HEY! Long time no post, right? Shame on me but I’ve been busy working and growing my business, Aphotic Realm. For those that don’t know, its a literary website and magazine that specializes in the Strange and Sinister horror, sci-fi, dark fantasy, and mystery. Do yourself a favor and check it out.
Now, on to my review. A few months back I got the flu and was instructed to stay home. In-between fever dreams, the highlight of my seclusion from my wife and kids was the Netflix Original Series, Altered Carbon.
Naturally, I devoured the series as this is straight up my alley. Upon completion, I was determined to read the source material by Richard K. Morgan. Recently, with the help of the wonderful app/service, “hoopla,” I was able to consume, book 1 of the Takeshi Kovacs series, Altered Carbon. If you haven’t heard of it, Hoopla is a digital service that partners with participating local libraries to lend digital media to their patrons. Just download the app, search for your local participating library, and enter your library card. At your fingertips you’ll find countless audiobooks, e-books, movies, and comics.
I’ve included my review of Altered Carbon from Goodreads below. After the jump, I’ll continue with more colorful anecdotes and my thoughts on the Netflix series.
This was a fantastic read. As far as comparing to the Netflix series, it holds up. The show followed the book beat for beat–for the most part. There were a few small details or events that happened differently but it’s all pretty much there. Reading it was a true pleasure, the opening sequence was described with such beautiful precision that as a writer, I feel compelled to re-read/study that specific passage in hopes of improving my own craft.
I listened to the unabridged audio version and I must say, the narrator, Todd McLaren, sounds EXACTLY like James Purefoy’s portrayal of Laurens Bancroft. It was eerie. Fantastic performance by McLaren.
As with all things in life, there were some things I liked about the Netflix series and other things I liked about the book.
One particular difference–no spoilers I promise (maybe a slight spoiler if you’re a stickler for details)–was the change in Hotel personalities.
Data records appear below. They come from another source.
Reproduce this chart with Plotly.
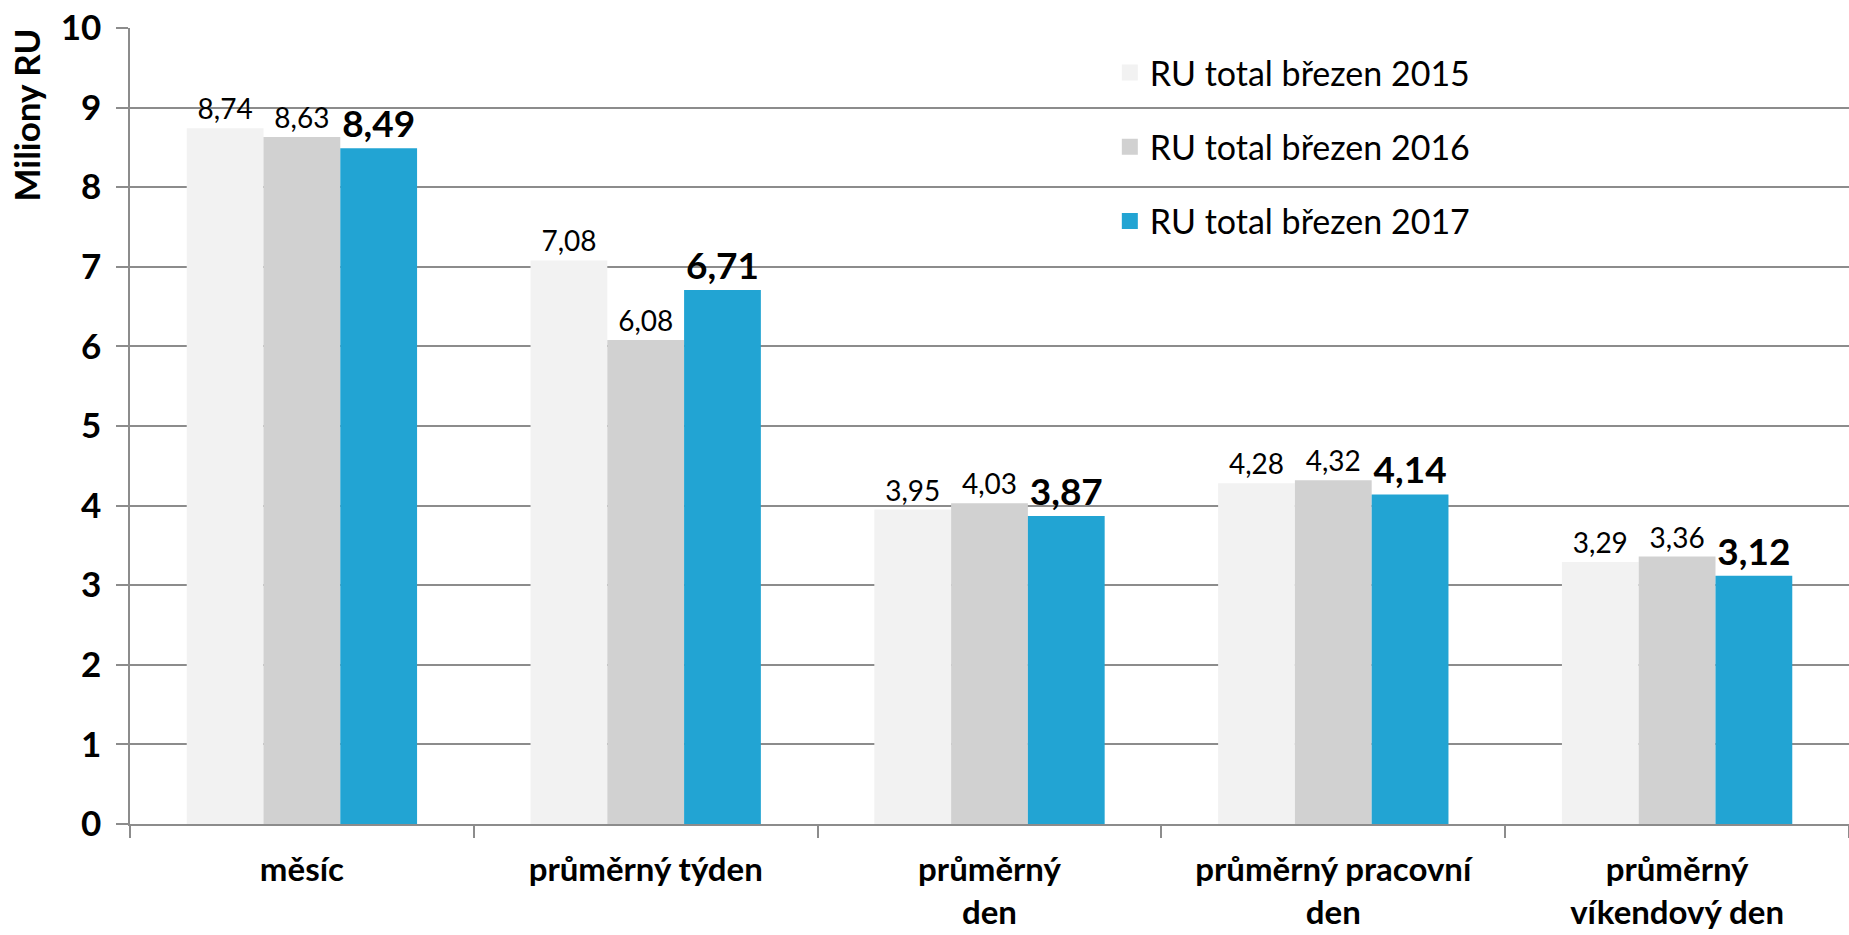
import plotly.graph_objects as go

categories = ["měsíc", "průměrný týden", "průměrný<br>den", "průměrný pracovní<br>den", "průměrný<br>víkendový den"]
ru_2015 = [8.74, 7.08, 3.95, 4.28, 3.29]
ru_2016 = [8.63, 6.08, 4.03, 4.32, 3.36]
ru_2017 = [8.49, 6.71, 3.87, 4.14, 3.12]
series_names = ["RU total březen 2015", "RU total březen 2016", "RU total březen 2017"]
y_ticks = list(range(0, 11))

FONT = "Lato"
colors = ["#F2F2F2", "#D1D1D1", "#22A4D3"]
grid = "#8C8C8C"

fig = go.Figure()

for name, vals, col, bold in zip(series_names, [ru_2015, ru_2016, ru_2017], colors, [False, False, True]):
    fig.add_trace(
        go.Bar(
            x=categories,
            y=vals,
            name=name,
            marker=dict(color=col, line=dict(width=0)),
            texttemplate="%{y:.2f}",
            textposition="outside",
            textangle=0,
            constraintext="none",
            cliponaxis=False,
            textfont=dict(family=FONT, size=37 if bold else 28, color="black",
                          weight="bold" if bold else "normal"),
            showlegend=False,
        )
    )
    # legenda s vetsimi ctverecky
    fig.add_trace(
        go.Scatter(
            x=[None],
            y=[None],
            mode="markers",
            name=name,
            legendgroup=name,
            marker=dict(symbol="square", size=16, color=col),
        )
    )

# popisek osy Y je nahore, ne uprostred
fig.add_annotation(
    text="<b>Miliony RU</b>",
    xref="paper",
    yref="paper",
    x=-0.0605,
    y=0.89,
    xanchor="center",
    yanchor="middle",
    textangle=-90,
    showarrow=False,
    font=dict(family=FONT, size=35, color="black"),
)

fig.update_layout(
    width=1849,
    height=935,
    margin=dict(l=130, r=0, t=28, b=111),
    paper_bgcolor="white",
    plot_bgcolor="white",
    separators=", ",
    barmode="group",
    bargap=0.33,
    bargroupgap=0,
    font=dict(family=FONT, color="black"),
    legend=dict(
        x=0.57,
        xanchor="left",
        y=0.98,
        yanchor="top",
        bgcolor="rgba(0,0,0,0)",
        font=dict(family=FONT, size=34, color="black"),
        tracegroupgap=27,
    ),
    xaxis=dict(
        automargin=False,
        showline=True,
        linecolor=grid,
        linewidth=1.5,
        ticks="outside",
        tickson="boundaries",
        ticklen=12,
        tickcolor=grid,
        tickwidth=1.5,
        ticklabelstandoff=16,
        tickfont=dict(family=FONT, size=33, color="black", weight="bold"),
        showgrid=False,
    ),
    yaxis=dict(
        automargin=False,
        range=[0, 10],
        tickvals=y_ticks,
        showgrid=True,
        gridcolor=grid,
        gridwidth=1.5,
        zeroline=False,
        showline=True,
        linecolor=grid,
        linewidth=1.5,
        ticks="outside",
        ticklen=12,
        tickcolor=grid,
        tickwidth=1.5,
        ticklabelstandoff=8,
        ticklabeloverflow="allow",
        tickfont=dict(family=FONT, size=35, color="black", weight="bold"),
    ),
)

# bez vychoziho okraje stranky (8 px), aby graf sedel na cele okno
fig.write_html(
    "out.html",
    config={"displayModeBar": False},
    post_script="document.body.style.margin='0';",
)
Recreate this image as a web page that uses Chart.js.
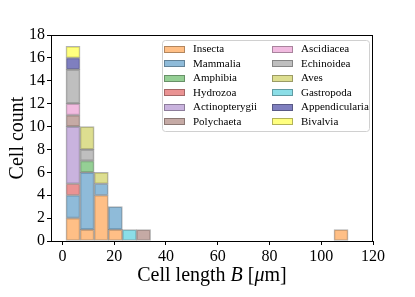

In the book, it didn’t quite come across to me that the hotel’s personality/construct was Jimi Hendrix. They called it The Hendrix but it never registered despite the one scene where all of his “human modifications” were stripped away and it was just his core essence in virtual. However, maybe seeing it, maybe just the fact that it was Poe, added a whole new dimension to the character and Poe became one of my favorite characters of the show.
After reading the book and watching the show, the cast that the Netflix team assembled is like watching the characters come to life off of the page.
Overall, I highly recommend both the Netflix series and the book. They are equally fantastic.